Family Law Update: Custody, Alimony, Grandparents’ Rights and Prenuptial Agreements
— 7 min read
Two state representatives hosted an interim study in Oklahoma to examine modernizing child custody laws, and the resulting proposals seek to streamline custody, support, and property divisions for separating couples. In my practice, I see these reforms reflected in courtroom strategy and client counseling.
Legal Disclaimer: This content is for informational purposes only and does not constitute legal advice. Consult a qualified attorney for legal matters.
Custody Laws
Key Takeaways
- Oklahoma is leading custody-law modernization.
- Best-interest standard remains central.
- Joint custody is no longer automatic.
- Grandparents can petition under new rules.
- Documentation of parenting time is critical.
When I first met a family in Tulsa navigating a post-divorce custody battle, the judge asked for a detailed parenting-time schedule - a request that reflects the shift toward data-driven decisions. The interim study hosted by Representatives Mark Tedford and Erick Harris highlighted three core goals: reduce litigation time, encourage shared parenting when appropriate, and give grandparents clearer standing to seek visitation.

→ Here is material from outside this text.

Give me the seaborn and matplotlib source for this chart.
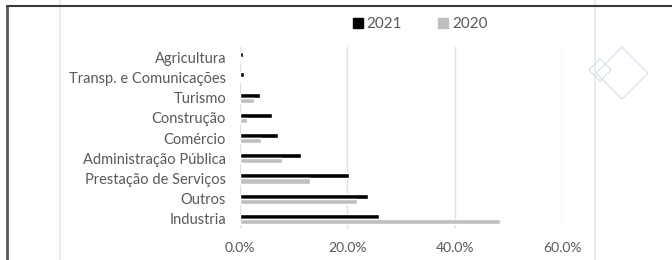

Historically, many states applied a presumptive “joint custody” approach, assuming that both parents should share decision-making equally. The new proposals, outlined in the Oklahoma House of Representatives briefing, move away from a one-size-fits-all rule. Instead, courts must conduct a granular “best-interest” analysis that weighs each parent’s living situation, work schedule, and the child’s developmental needs.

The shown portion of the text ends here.